Well it isn't as high profile as their movies.
People kept passing the buck and no-one would take responsibility for it.
Yeah this isn't uncommon. Do you guys think James Cameron and Joss Whedon direct every episode of Agents of SHIELD? Whedon directed one episode.
Joe Russo directed a episode of Agent Carter.
Also, Black Sails and other TV shows.
Yeah like one episode. You aren't going to get A-list talent like that doing multiple episodes for a series.
Anyway, I don't think the show is looking hot so far either, but that is a total clickbait hotline and sort of reaching from what the director said. His point was that he can shoot projects and make them look like a budget production and get them done quickly and on budget.
I would have imagined they might have got someone who was directing Game of Thrones or The Walking Dead or something. Not a direct to video specialist.
Especially considering how high-profile this series is for Marvel.
Maybe those guys weren't available?
Just for example, Wally Pfister did The Tick pilot. Pfister is best known as the DP for Chris Nolan's movie, but his only directorial feature is that sci-fi crud fest TRANSCENDENCE.

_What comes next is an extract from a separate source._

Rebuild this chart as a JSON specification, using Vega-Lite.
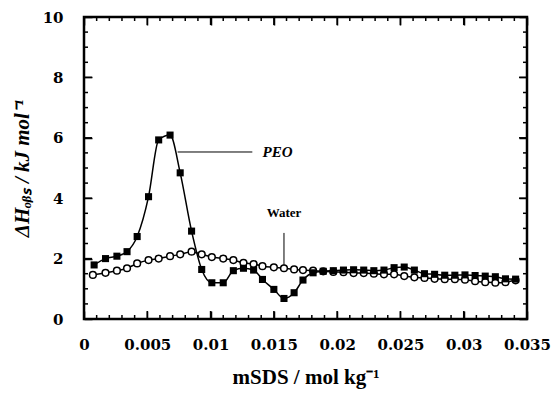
{
  "$schema": "https://vega.github.io/schema/vega-lite/v6.json",
  "width": 443,
  "height": 302,
  "autosize": "none",
  "padding": {"left": 84, "top": 17, "right": 25, "bottom": 75},
  "background": "white",
  "config": {
    "view": {"stroke": "black", "strokeWidth": 2.5},
    "axis": {
      "domain": false,
      "ticks": false,
      "tickSize": 0,
      "grid": false,
      "gridColor": "black",
      "gridOpacity": 1,
      "gridWidth": 1.5,
      "labelColor": "black",
      "labelFont": "DejaVu Serif",
      "labelFontWeight": "bold",
      "labelFontSize": 15,
      "labelOverlap": false,
      "labelFlush": false,
      "titleColor": "black",
      "titleFont": "Liberation Serif",
      "titleFontWeight": "bold",
      "titleFontSize": 21
    }
  },
  "datasets": {
    "series": [
      {"m": 0.0008, "dH": 1.79, "s": "PEO"},
      {"m": 0.0017, "dH": 2.0, "s": "PEO"},
      {"m": 0.0026, "dH": 2.08, "s": "PEO"},
      {"m": 0.0034, "dH": 2.23, "s": "PEO"},
      {"m": 0.0042, "dH": 2.73, "s": "PEO"},
      {"m": 0.0051, "dH": 4.05, "s": "PEO"},
      {"m": 0.0059, "dH": 5.93, "s": "PEO"},
      {"m": 0.0068, "dH": 6.09, "s": "PEO"},
      {"m": 0.0076, "dH": 4.84, "s": "PEO"},
      {"m": 0.0085, "dH": 2.91, "s": "PEO"},
      {"m": 0.0093, "dH": 1.64, "s": "PEO"},
      {"m": 0.0101, "dH": 1.2, "s": "PEO"},
      {"m": 0.011, "dH": 1.2, "s": "PEO"},
      {"m": 0.0118, "dH": 1.6, "s": "PEO"},
      {"m": 0.0126, "dH": 1.68, "s": "PEO"},
      {"m": 0.0134, "dH": 1.62, "s": "PEO"},
      {"m": 0.0141, "dH": 1.31, "s": "PEO"},
      {"m": 0.015, "dH": 0.98, "s": "PEO"},
      {"m": 0.0158, "dH": 0.68, "s": "PEO"},
      {"m": 0.0166, "dH": 0.87, "s": "PEO"},
      {"m": 0.0173, "dH": 1.29, "s": "PEO"},
      {"m": 0.0181, "dH": 1.53, "s": "PEO"},
      {"m": 0.0189, "dH": 1.58, "s": "PEO"},
      {"m": 0.0197, "dH": 1.6, "s": "PEO"},
      {"m": 0.0205, "dH": 1.62, "s": "PEO"},
      {"m": 0.0213, "dH": 1.63, "s": "PEO"},
      {"m": 0.0221, "dH": 1.62, "s": "PEO"},
      {"m": 0.0229, "dH": 1.6, "s": "PEO"},
      {"m": 0.0237, "dH": 1.62, "s": "PEO"},
      {"m": 0.0245, "dH": 1.7, "s": "PEO"},
      {"m": 0.0253, "dH": 1.72, "s": "PEO"},
      {"m": 0.0261, "dH": 1.62, "s": "PEO"},
      {"m": 0.0269, "dH": 1.5, "s": "PEO"},
      {"m": 0.0277, "dH": 1.48, "s": "PEO"},
      {"m": 0.0285, "dH": 1.45, "s": "PEO"},
      {"m": 0.0293, "dH": 1.45, "s": "PEO"},
      {"m": 0.0301, "dH": 1.46, "s": "PEO"},
      {"m": 0.0309, "dH": 1.44, "s": "PEO"},
      {"m": 0.0317, "dH": 1.42, "s": "PEO"},
      {"m": 0.0325, "dH": 1.4, "s": "PEO"},
      {"m": 0.0333, "dH": 1.33, "s": "PEO"},
      {"m": 0.0341, "dH": 1.32, "s": "PEO"},
      {"m": 0.0007, "dH": 1.46, "s": "Water"},
      {"m": 0.0017, "dH": 1.53, "s": "Water"},
      {"m": 0.0026, "dH": 1.6, "s": "Water"},
      {"m": 0.0034, "dH": 1.68, "s": "Water"},
      {"m": 0.0042, "dH": 1.84, "s": "Water"},
      {"m": 0.0051, "dH": 1.95, "s": "Water"},
      {"m": 0.0059, "dH": 2.0, "s": "Water"},
      {"m": 0.0068, "dH": 2.08, "s": "Water"},
      {"m": 0.0076, "dH": 2.14, "s": "Water"},
      {"m": 0.0085, "dH": 2.23, "s": "Water"},
      {"m": 0.0093, "dH": 2.14, "s": "Water"},
      {"m": 0.0101, "dH": 2.05, "s": "Water"},
      {"m": 0.011, "dH": 2.0, "s": "Water"},
      {"m": 0.0118, "dH": 1.95, "s": "Water"},
      {"m": 0.0126, "dH": 1.86, "s": "Water"},
      {"m": 0.0134, "dH": 1.82, "s": "Water"},
      {"m": 0.0141, "dH": 1.75, "s": "Water"},
      {"m": 0.015, "dH": 1.71, "s": "Water"},
      {"m": 0.0158, "dH": 1.68, "s": "Water"},
      {"m": 0.0166, "dH": 1.64, "s": "Water"},
      {"m": 0.0173, "dH": 1.62, "s": "Water"},
      {"m": 0.0181, "dH": 1.6, "s": "Water"},
      {"m": 0.0189, "dH": 1.58, "s": "Water"},
      {"m": 0.0197, "dH": 1.56, "s": "Water"},
      {"m": 0.0205, "dH": 1.55, "s": "Water"},
      {"m": 0.0213, "dH": 1.52, "s": "Water"},
      {"m": 0.0221, "dH": 1.52, "s": "Water"},
      {"m": 0.0229, "dH": 1.5, "s": "Water"},
      {"m": 0.0237, "dH": 1.48, "s": "Water"},
      {"m": 0.0245, "dH": 1.48, "s": "Water"},
      {"m": 0.0253, "dH": 1.42, "s": "Water"},
      {"m": 0.0261, "dH": 1.38, "s": "Water"},
      {"m": 0.0269, "dH": 1.36, "s": "Water"},
      {"m": 0.0277, "dH": 1.33, "s": "Water"},
      {"m": 0.0285, "dH": 1.32, "s": "Water"},
      {"m": 0.0293, "dH": 1.32, "s": "Water"},
      {"m": 0.0301, "dH": 1.3, "s": "Water"},
      {"m": 0.0309, "dH": 1.25, "s": "Water"},
      {"m": 0.0317, "dH": 1.22, "s": "Water"},
      {"m": 0.0325, "dH": 1.2, "s": "Water"},
      {"m": 0.0333, "dH": 1.22, "s": "Water"},
      {"m": 0.0341, "dH": 1.28, "s": "Water"}
    ],
    "xmajor": [{"v": 0.005}, {"v": 0.01}, {"v": 0.015}, {"v": 0.02}, {"v": 0.025}, {"v": 0.03}],
    "xminor": [{"v": 0.001},{"v": 0.002},{"v": 0.003},{"v": 0.004},{"v": 0.006},{"v": 0.007},{"v": 0.008},{"v": 0.009},{"v": 0.011},{"v": 0.012},{"v": 0.013},{"v": 0.014},{"v": 0.016},{"v": 0.017},{"v": 0.018},{"v": 0.019},{"v": 0.021},{"v": 0.022},{"v": 0.023},{"v": 0.024},{"v": 0.026},{"v": 0.027},{"v": 0.028},{"v": 0.029},{"v": 0.031},{"v": 0.032},{"v": 0.033},{"v": 0.034}],
    "ymajor": [{"v": 2}, {"v": 4}, {"v": 6}, {"v": 8}],
    "yminor": [{"v": 0.5},{"v": 1},{"v": 1.5},{"v": 2.5},{"v": 3},{"v": 3.5},{"v": 4.5},{"v": 5},{"v": 5.5},{"v": 6.5},{"v": 7},{"v": 7.5},{"v": 8.5},{"v": 9},{"v": 9.5}],
    "notes": [
      {"label": "PEO", "x": 0.0074, "x2": 0.0133, "y": 5.53, "y2": 5.53, "tx": 0.0141, "ty": 5.53},
      {"label": "Water", "x": 0.0158, "x2": 0.0158, "y": 2.85, "y2": 1.79, "tx": 0.0158, "ty": 3.5}
    ]
  },
  "resolve": {"axis": {"x": "independent", "y": "independent"}},
  "layer": [
    {
      "data": {"name": "series"},
      "transform": [{"filter": "datum.s === 'Water'"}],
      "mark": {"type": "line", "color": "black", "strokeWidth": 1.5, "interpolate": "monotone"},
      "encoding": {
        "x": {
          "field": "m", "type": "quantitative",
          "scale": {"domain": [0, 0.035], "nice": false, "zero": false},
          "axis": {
            "orient": "bottom",
            "title": "mSDS / mol kg⁻¹",
            "values": [0,0.005,0.01,0.015,0.02,0.025,0.03,0.035],
            "format": "~g",
            "grid": true,
            "gridDash": [8, 286, 8, 100],
            "labelPadding": 18,
            "titlePadding": 14
          }
        },
        "y": {
          "field": "dH", "type": "quantitative",
          "scale": {"domain": [0, 10], "nice": false},
          "axis": {
            "orient": "left",
            "title": "ΔHₒᵦₛ / kJ mol⁻¹",
            "titleFontStyle": "italic",
            "values": [0,2,4,6,8,10],
            "format": "d",
            "grid": true,
            "gridDash": [8, 427, 8, 100],
            "labelPadding": 21,
            "titlePadding": 10
          }
        }
      }
    },
    {
      "data": {"name": "series"},
      "transform": [{"filter": "datum.s === 'Water'"}],
      "mark": {"type": "point", "shape": "circle", "filled": true, "fill": "white", "stroke": "black", "strokeWidth": 1.5, "size": 45, "opacity": 1},
      "encoding": {
        "x": {"field": "m", "type": "quantitative", "axis": null},
        "y": {"field": "dH", "type": "quantitative", "axis": null}
      }
    },
    {
      "data": {"name": "series"},
      "transform": [{"filter": "datum.s === 'PEO'"}],
      "mark": {"type": "line", "color": "black", "strokeWidth": 1.5, "interpolate": "monotone"},
      "encoding": {
        "x": {"field": "m", "type": "quantitative", "axis": null},
        "y": {"field": "dH", "type": "quantitative", "axis": null}
      }
    },
    {
      "data": {"name": "series"},
      "transform": [{"filter": "datum.s === 'PEO'"}],
      "mark": {"type": "square", "color": "black", "size": 50, "opacity": 1},
      "encoding": {
        "x": {"field": "m", "type": "quantitative", "axis": null},
        "y": {"field": "dH", "type": "quantitative", "axis": null}
      }
    },
    {
      "data": {"name": "xmajor"},
      "mark": {"type": "rule", "color": "black", "strokeWidth": 1.5, "y2Offset": -8},
      "encoding": {
        "x": {"field": "v", "type": "quantitative", "axis": null},
        "y": {"datum": 0, "type": "quantitative", "axis": null},
        "y2": {"datum": 0}
      }
    },
    {
      "data": {"name": "xmajor"},
      "mark": {"type": "rule", "color": "black", "strokeWidth": 1.5, "y2Offset": 8},
      "encoding": {
        "x": {"field": "v", "type": "quantitative", "axis": null},
        "y": {"datum": 10, "type": "quantitative", "axis": null},
        "y2": {"datum": 10}
      }
    },
    {
      "data": {"name": "xminor"},
      "mark": {"type": "rule", "color": "black", "strokeWidth": 1.5, "y2Offset": -4},
      "encoding": {
        "x": {"field": "v", "type": "quantitative", "axis": null},
        "y": {"datum": 0, "type": "quantitative", "axis": null},
        "y2": {"datum": 0}
      }
    },
    {
      "data": {"name": "xminor"},
      "mark": {"type": "rule", "color": "black", "strokeWidth": 1.5, "y2Offset": 4},
      "encoding": {
        "x": {"field": "v", "type": "quantitative", "axis": null},
        "y": {"datum": 10, "type": "quantitative", "axis": null},
        "y2": {"datum": 10}
      }
    },
    {
      "data": {"name": "ymajor"},
      "mark": {"type": "rule", "color": "black", "strokeWidth": 1.5, "x2Offset": 8},
      "encoding": {
        "y": {"field": "v", "type": "quantitative", "axis": null},
        "x": {"datum": 0, "type": "quantitative", "axis": null},
        "x2": {"datum": 0}
      }
    },
    {
      "data": {"name": "ymajor"},
      "mark": {"type": "rule", "color": "black", "strokeWidth": 1.5, "x2Offset": -8},
      "encoding": {
        "y": {"field": "v", "type": "quantitative", "axis": null},
        "x": {"datum": 0.035, "type": "quantitative", "axis": null},
        "x2": {"datum": 0.035}
      }
    },
    {
      "data": {"name": "yminor"},
      "mark": {"type": "rule", "color": "black", "strokeWidth": 1.5, "x2Offset": 4},
      "encoding": {
        "y": {"field": "v", "type": "quantitative", "axis": null},
        "x": {"datum": 0, "type": "quantitative", "axis": null},
        "x2": {"datum": 0}
      }
    },
    {
      "data": {"name": "yminor"},
      "mark": {"type": "rule", "color": "black", "strokeWidth": 1.5, "x2Offset": -4},
      "encoding": {
        "y": {"field": "v", "type": "quantitative", "axis": null},
        "x": {"datum": 0.035, "type": "quantitative", "axis": null},
        "x2": {"datum": 0.035}
      }
    },
    {
      "data": {"name": "notes"},
      "mark": {"type": "rule", "color": "black", "strokeWidth": 1},
      "encoding": {
        "x": {"field": "x", "type": "quantitative", "axis": null},
        "x2": {"field": "x2"},
        "y": {"field": "y", "type": "quantitative", "axis": null},
        "y2": {"field": "y2"}
      }
    },
    {
      "data": {"name": "notes"},
      "transform": [{"filter": "datum.label === 'PEO'"}],
      "mark": {"type": "text", "color": "black", "font": "Liberation Serif", "fontWeight": "bold", "fontStyle": "italic", "fontSize": 15, "align": "left", "baseline": "middle"},
      "encoding": {
        "x": {"field": "tx", "type": "quantitative", "axis": null},
        "y": {"field": "ty", "type": "quantitative", "axis": null},
        "text": {"field": "label"}
      }
    },
    {
      "data": {"name": "notes"},
      "transform": [{"filter": "datum.label === 'Water'"}],
      "mark": {"type": "text", "color": "black", "font": "Liberation Serif", "fontWeight": "bold", "fontSize": 13, "align": "center", "baseline": "middle"},
      "encoding": {
        "x": {"field": "tx", "type": "quantitative", "axis": null},
        "y": {"field": "ty", "type": "quantitative", "axis": null},
        "text": {"field": "label"}
      }
    }
  ]
}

Also TV shows are more driven by the showrunners than the directors anyway.
I think my point is, this is just how it works with TV sometimes. Can anyone tell me the A-list directors who did the pilots for all the Marvel shows other than Joss Whedon? Tell me the directors of episode 1 for Luke Cage, Daredevil, and Jessica Jones off the top of your head. You'd probably have to check google or IMDB. You know who directed the first episode of Agent Carter? Louis D'Esposito. He doesn't have like an illustrious list of directing credits to his name. He's done a lot of Second Unit and AD work, but not big shows as the main director.
It wasn't until very recently that more major Hollywood directors started playing in TV more. What with people like Steven Soderbergh directing The Nick, David Lynch doing every episode of Twin Peaks the Return. Yes feature directors will work on TV. I think Bryan Singer's done it for a while, since House. But now since TV is getting so avant garde and experimental you are seeing more crossover.
No one recommended that a caliber of Cameron should direct every episode. But they could have at least hired someone more celebrated or more accomplished for the premiere instead of a direct to DVD film director.
Wanting someone good and finding someone good and willing to take job are two separate things.
Btw, why again is it premiering on IMAX and why is it only 8 episodes?
Premiering on IMAX because they are financing this show on that condition. Eight episodes probably because ABC wants to be careful with its investment. The hope was that they could devote more money per episode, but, while we haven't heard anything one way or the other (just that it's obviously less than a blockbuster movie), we certainly haven't heard that's the case.
They might've tried and those guys weren't available.
I suspect the IMAX premiere might actually be some kind of contractual remnant of the original movie plan.
I'm not so sure because IMAX is financing the production.